Dark Flow / Object Bias

by Brian on 09-28-2008

Along with dark matter and dark energy, astronomers can now add dark flow to the lexicon of cosmic mysteries. Researchers have discovered that 700 distant clusters of galaxies, gas, and dust are all being pulled in the same direction, apparently toward something invisible and possibly very large, confounding current cosmological models. So far, what that “something” is remains speculative, but it could turn out to be a vestige of the universe’s earliest days. [Science, via 3qd]

Sounds pretty cool — though I think there’s a danger of making it more mysterious than it really needs to be… Why must they all be moving toward something at all?

Even the greatest minds in science seem to be subject to this bias: It isn’t enough for things to be moving simply because time exists, therefore action must occur. No, no. How much grant money would that bring in? Don’t be such a naive amateur, Brian. It’s so much more productive (even if it is less informative) to assume that everything is caused by some thing.

The assumption that somewhere under or beyond or above or inside everything is a thing that makes it go seems to result largely from the fact that the world at our level really does function like that. We live in a ’billiard ball’ world of objects set in motion by specific causes — namely, in many cases, objects set in motion by us.

This habitual way of conceiving action then gets applied where people and billiard balls don’t even exist, at the quantum, cosmological, and cognitive levels.

It’s a difficult habit to unlearn because the ‘object bias’ (I’m going to call it) is largely responsible for productivity and success in real, immediate, ordinary circumstances.

Imagine how different life would be for us if we didn’t learn, when young, that mommy is still behind the peak-a-boo blanket even though we can’t see her. Imagine how different life for us would be if one couldn’t assume oneself to be the same, identical person from each moment to the next. Imagine how different life would be if we recognized no laws of regularity — whether physical or social — and nothing constant could be carried over from moment to moment.

Our object bias is one of the things that makes us human — or rather, it’s one of our traits that helped us to evolve and survive. Even identifying this trait and giving it the name ‘object bias’ is conditioned by my object bias: There must be something…  

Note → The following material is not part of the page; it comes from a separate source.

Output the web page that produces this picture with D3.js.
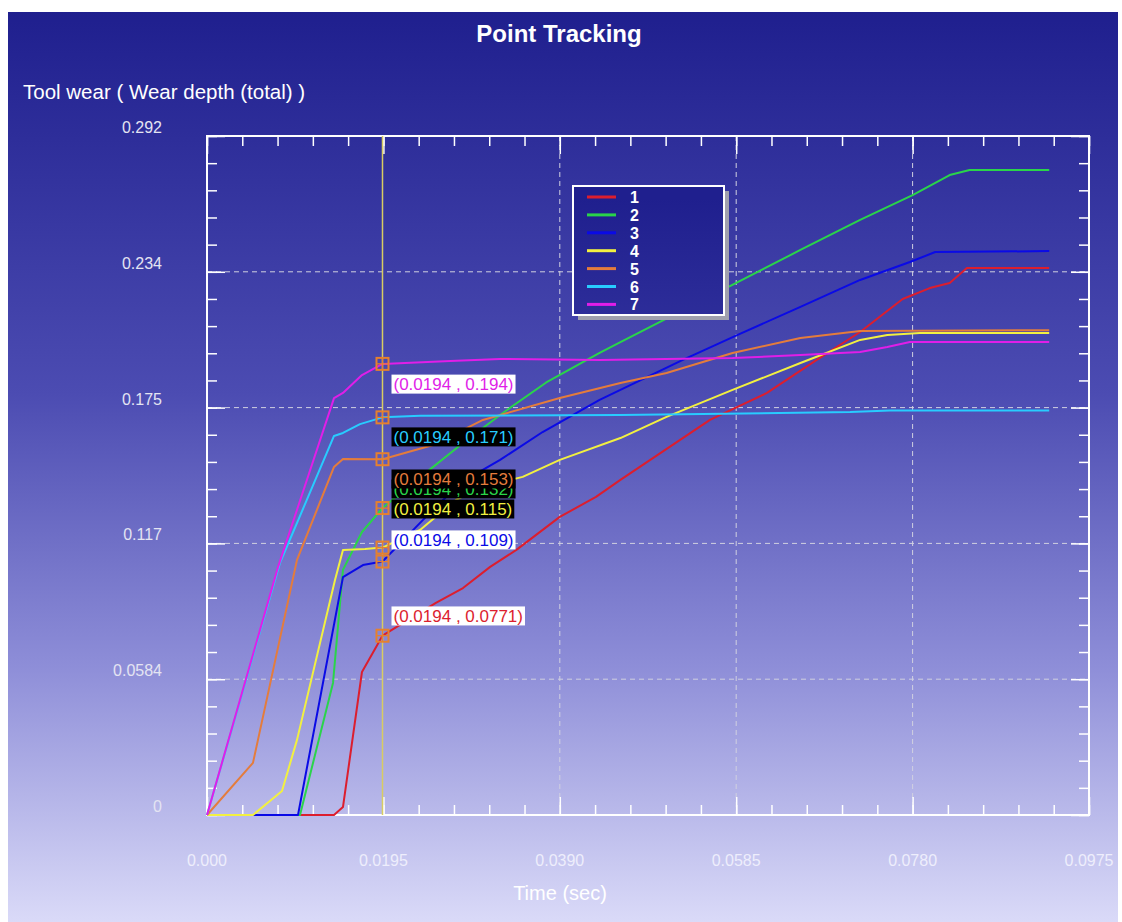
<!DOCTYPE html>
<html>
<head>
<meta charset="utf-8">
<script src="https://cdn.jsdelivr.net/npm/d3@7"></script>
<style>
body { margin: 0; background: #fff; }
text { font-family: "Liberation Sans", Arial, sans-serif; }
</style>
</head>
<body>
<script>
// ---- data ----
var seriesNames = ["1", "2", "3", "4", "5", "6", "7"];
var seriesColors = ["#dc1e2e", "#2ad44a", "#0a0ae6", "#f2f040", "#e47c3c", "#28ccff", "#e01ee8"];

var s1 = [[0,0],[0.01404,0],[0.01503,0.0034],[0.01713,0.0615],[0.0194,0.0771],[0.0253,0.0912],[0.0283,0.0976],
	[0.0313,0.1067],[0.0342,0.114],[0.0390,0.1282],[0.0430,0.1368],[0.0457,0.1441],[0.0556,0.1699],[0.0619,0.1815],
	[0.0674,0.1957],[0.0722,0.2077],[0.0769,0.2219],[0.0799,0.2266],[0.0821,0.2288],[0.0840,0.2352],[0.0931,0.2352]];
var s2 = [[0,0],[0.01028,0],[0.01393,0.0568],[0.01503,0.1054],[0.01713,0.1217],[0.0194,0.132],[0.0250,0.1497],
	[0.0283,0.160],[0.0327,0.1729],[0.0375,0.1860],[0.0434,0.1987],[0.0457,0.2034],[0.0570,0.2258],[0.0656,0.2430],
	[0.0722,0.2559],[0.0780,0.2666],[0.0821,0.2752],[0.0843,0.2774],[0.0931,0.2774]];
var s3 = [[0,0],[0.01006,0],[0.01503,0.1023],[0.01724,0.1075],[0.0194,0.109],[0.02388,0.1269],[0.0280,0.1428],
	[0.0324,0.1527],[0.0371,0.1647],[0.0434,0.1785],[0.0526,0.1957],[0.0586,0.2064],[0.0656,0.2185],[0.0722,0.2301],
	[0.0777,0.2378],[0.0805,0.2421],[0.0931,0.2425]];
var s4 = [[0,0],[0.00508,0],[0.00829,0.0103],[0.00995,0.0323],[0.01415,0.1011],[0.01503,0.114],[0.01747,0.1144],
	[0.0194,0.115],[0.02355,0.1226],[0.02753,0.1355],[0.0305,0.1411],[0.0349,0.1454],[0.0390,0.1527],[0.0457,0.1621],
	[0.0508,0.1712],[0.0581,0.1828],[0.0656,0.1944],[0.0722,0.2043],[0.0752,0.2064],[0.0788,0.2073],[0.0931,0.2073]];
var s5 = [[0,0],[0.00508,0.0224],[0.00995,0.1097],[0.01404,0.1497],[0.01503,0.1531],[0.0194,0.153],[0.0250,0.1591],
	[0.0305,0.1699],[0.0390,0.1793],[0.0457,0.1858],[0.0508,0.1901],[0.0581,0.1987],[0.0656,0.2051],[0.0722,0.2081],
	[0.0931,0.2085]];
var s6 = [[0,0],[0.00807,0.1084],[0.01404,0.163],[0.01503,0.1643],[0.01691,0.1681],[0.0194,0.171],[0.02355,0.1717],
	[0.0457,0.172],[0.0711,0.1733],[0.0755,0.174],[0.0931,0.174]];
var s7 = [[0,0],[0.00785,0.1066],[0.01404,0.1793],[0.01503,0.1815],[0.01713,0.1892],[0.0194,0.194],[0.0269,0.1952],
	[0.0324,0.1961],[0.0434,0.1957],[0.0581,0.1965],[0.0656,0.1978],[0.0722,0.1991],[0.0752,0.2013],[0.0777,0.2034],
	[0.0931,0.2034]];
var seriesData = [s1, s2, s3, s4, s5, s6, s7];

var xTicks = [0, 0.0195, 0.039, 0.0585, 0.078, 0.0975];
var xTickLabels = ["0.000", "0.0195", "0.0390", "0.0585", "0.0780", "0.0975"];
var yTicks = [0, 0.0584, 0.1168, 0.1752, 0.2336, 0.292];
var yTickLabels = ["0", "0.0584", "0.117", "0.175", "0.234", "0.292"];

// point tracking cursor
var cursorT = 0.0194;
var cursorTLabel = "0.0194";
var readouts = ["0.0771", "0.132", "0.109", "0.115", "0.153", "0.171", "0.194"];
var readoutLabelAt = [0.0856, 0.1402, 0.1183, 0.1316, 0.1445, 0.1626, 0.1853];
var readoutDark = [false, true, false, true, true, true, false];

// ---- layout ----
var width = 1122, height = 922;
var plot = {left: 207, right: 1089, top: 136, bottom: 815};

var x = d3.scaleLinear().domain([0, 0.0975]).range([plot.left, plot.right]);
var y = d3.scaleLinear().domain([0, 0.292]).range([plot.bottom, plot.top]);

var translate = (a, b) => "translate(" + a + "," + b + ")";

var svg = d3.select("body").append("svg")
	.attr("width", width)
	.attr("height", height);

var defs = svg.append("defs");
var grad = defs.append("linearGradient")
	.attr("id", "bg")
	.attr("gradientUnits", "userSpaceOnUse")
	.attr("x1", 0).attr("y1", 12)
	.attr("x2", 0).attr("y2", height);
grad.append("stop").attr("offset", 0).attr("stop-color", "#1f1f8e");
grad.append("stop").attr("offset", 0.42).attr("stop-color", "#4c4cb2");
grad.append("stop").attr("offset", 0.72).attr("stop-color", "#8e8ed8");
grad.append("stop").attr("offset", 1).attr("stop-color", "#dadaf8");

svg.append("rect")
	.attr("x", 8).attr("y", 12)
	.attr("width", 1110).attr("height", height - 12)
	.attr("fill", "url(#bg)");

// title + axis titles
svg.append("text")
	.attr("x", 559).attr("y", 42)
	.attr("text-anchor", "middle")
	.attr("font-size", 24).attr("font-weight", "bold")
	.attr("fill", "#fff")
	.text("Point Tracking");

svg.append("text")
	.attr("x", 23).attr("y", 99)
	.attr("font-size", 20.5)
	.attr("fill", "#fff")
	.text("Tool wear ( Wear depth (total) )");

svg.append("text")
	.attr("x", 560).attr("y", 900)
	.attr("text-anchor", "middle")
	.attr("font-size", 20)
	.attr("fill", "#fff")
	.text("Time (sec)");

// grid
var grid = svg.append("g").attr("class", "grid")
	.attr("stroke", "#d0d0e0")
	.attr("stroke-width", 1)
	.attr("stroke-dasharray", "5,4");

grid.selectAll("line.h")
	.data(yTicks.slice(1, -1))
	.enter().append("line")
	.attr("class", "h")
	.attr("x1", plot.left).attr("x2", plot.right)
	.attr("y1", d => y(d)).attr("y2", d => y(d));

grid.selectAll("line.v")
	.data(xTicks.slice(2, -1))
	.enter().append("line")
	.attr("class", "v")
	.attr("y1", plot.top).attr("y2", plot.bottom)
	.attr("x1", d => x(d)).attr("x2", d => x(d));

// ticks, all pointing inward
var xMinor = d3.range(0, 26).map(i => i * 0.0975 / 25);
var yMinor = d3.range(0, 26).map(i => i * 0.292 / 25);

var tickStyle = g => {
	g.select(".domain").remove();
	g.selectAll("line").attr("stroke", "#fff").attr("stroke-width", 1.5);
};

var tickSets = [
	[d3.axisBottom, x, plot.bottom, true],
	[d3.axisTop, x, plot.top, true],
	[d3.axisLeft, y, plot.left, false],
	[d3.axisRight, y, plot.right, false]
];
tickSets.forEach(s => {
	var pos = s[3] ? translate(0, s[2]) : translate(s[2], 0);
	var minor = s[3] ? xMinor : yMinor;
	var major = s[3] ? xTicks : yTicks;
	svg.append("g").attr("transform", pos)
		.call(s[0](s[1]).tickValues(minor).tickSize(-10).tickFormat(""))
		.call(tickStyle);
	svg.append("g").attr("transform", pos)
		.call(s[0](s[1]).tickValues(major).tickSize(-18).tickFormat(""))
		.call(tickStyle);
});

// tick labels
svg.append("g")
	.selectAll("text")
	.data(yTicks)
	.enter().append("text")
	.attr("x", 162)
	.attr("y", d => y(d) - 3)
	.attr("text-anchor", "end")
	.attr("font-size", 16)
	.attr("fill", "#e4e4f2")
	.text((d, i) => yTickLabels[i]);

svg.append("g")
	.selectAll("text")
	.data(xTicks)
	.enter().append("text")
	.attr("x", d => x(d))
	.attr("y", 866)
	.attr("text-anchor", "middle")
	.attr("font-size", 16)
	.attr("fill", "#eeeefc")
	.text((d, i) => xTickLabels[i]);

// frame
svg.append("rect")
	.attr("x", plot.left).attr("y", plot.top)
	.attr("width", plot.right - plot.left)
	.attr("height", plot.bottom - plot.top)
	.attr("fill", "none")
	.attr("stroke", "#fff")
	.attr("stroke-width", 2);

// series lines
var line = d3.line()
	.x(d => x(d[0]))
	.y(d => y(d[1]));

svg.append("g").attr("class", "lines")
	.selectAll("path")
	.data(seriesData)
	.enter().append("path")
	.attr("d", line)
	.attr("fill", "none")
	.attr("stroke", (d, i) => seriesColors[i])
	.attr("stroke-width", 2)
	.attr("stroke-linejoin", "round");

// cursor line
svg.append("line")
	.attr("x1", x(cursorT)).attr("x2", x(cursorT))
	.attr("y1", plot.top).attr("y2", plot.bottom)
	.attr("stroke", "#d8cc62")
	.attr("stroke-width", 1.5);

// markers
var markers = svg.append("g").attr("class", "markers")
	.selectAll("g")
	.data(readouts)
	.enter().append("g")
	.attr("transform", d => translate(x(cursorT), y(+d)))
	.attr("stroke", "#e6802e")
	.attr("stroke-width", 2)
	.attr("fill", "none");

markers.append("rect")
	.attr("x", -6).attr("y", -6)
	.attr("width", 12).attr("height", 12);
markers.append("path")
	.attr("stroke-width", 1.2)
	.attr("d", "M-6,0H6M0,-6V6");

// readout labels (orange one sits over the green one, as in the source)
var labels = svg.append("g").attr("class", "readouts")
	.selectAll("g")
	.data(readouts)
	.enter().append("g")
	.attr("transform", (d, i) => translate(x(cursorT) + 9, y(readoutLabelAt[i])));

labels.append("rect")
	.attr("fill", (d, i) => readoutDark[i] ? "#000" : "#fff");
labels.append("text")
	.attr("x", 2)
	.attr("y", 6)
	.attr("font-size", 17)
	.attr("fill", (d, i) => seriesColors[i])
	.text(d => "(" + cursorTLabel + " , " + d + ")");

labels.each(function () {
	var g = d3.select(this);
	var w = g.select("text").node().getComputedTextLength();
	g.select("rect")
		.attr("x", 0).attr("y", -9.5)
		.attr("width", w + 4).attr("height", 19);
});

// legend
var legend = svg.append("g").attr("class", "legend")
	.attr("transform", translate(573, 186));

legend.append("rect")
	.attr("x", 5).attr("y", 5)
	.attr("width", 151).attr("height", 129)
	.attr("fill", "#a0a0ae");
legend.append("rect")
	.attr("width", 151).attr("height", 129)
	.attr("fill", "url(#bg)")
	.attr("stroke", "#fff")
	.attr("stroke-width", 2);

var items = legend.selectAll("g.item")
	.data(seriesNames)
	.enter().append("g")
	.attr("class", "item")
	.attr("transform", (d, i) => translate(0, 11 + i * 17.9));

items.append("line")
	.attr("x1", 14).attr("x2", 43)
	.attr("stroke", (d, i) => seriesColors[i])
	.attr("stroke-width", 3);
items.append("text")
	.attr("x", 57).attr("y", 6)
	.attr("font-size", 16).attr("font-weight", "bold")
	.attr("fill", "#fff")
	.text(d => d);
</script>
</body>
</html>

Our ancenstors identified with objects and artifacts, which in turn were identified with eternal causes — gods — who acted on the world in much the same way that humans did (and still do). With this evolved other object-bias driven beliefs (about friends and enemies, for example), object bias-driven social norms, language, laws, commerce, philosophy, science, and math.

While ideas generated from our object bias may not correspond with the actual world, these ideas may be nonetheless beneficial. The great example is, of course, Newtonian physics — falsified by Einstein’s relativity but as important as ever in its use for designing and building structures and machines to help us work and live more effectively.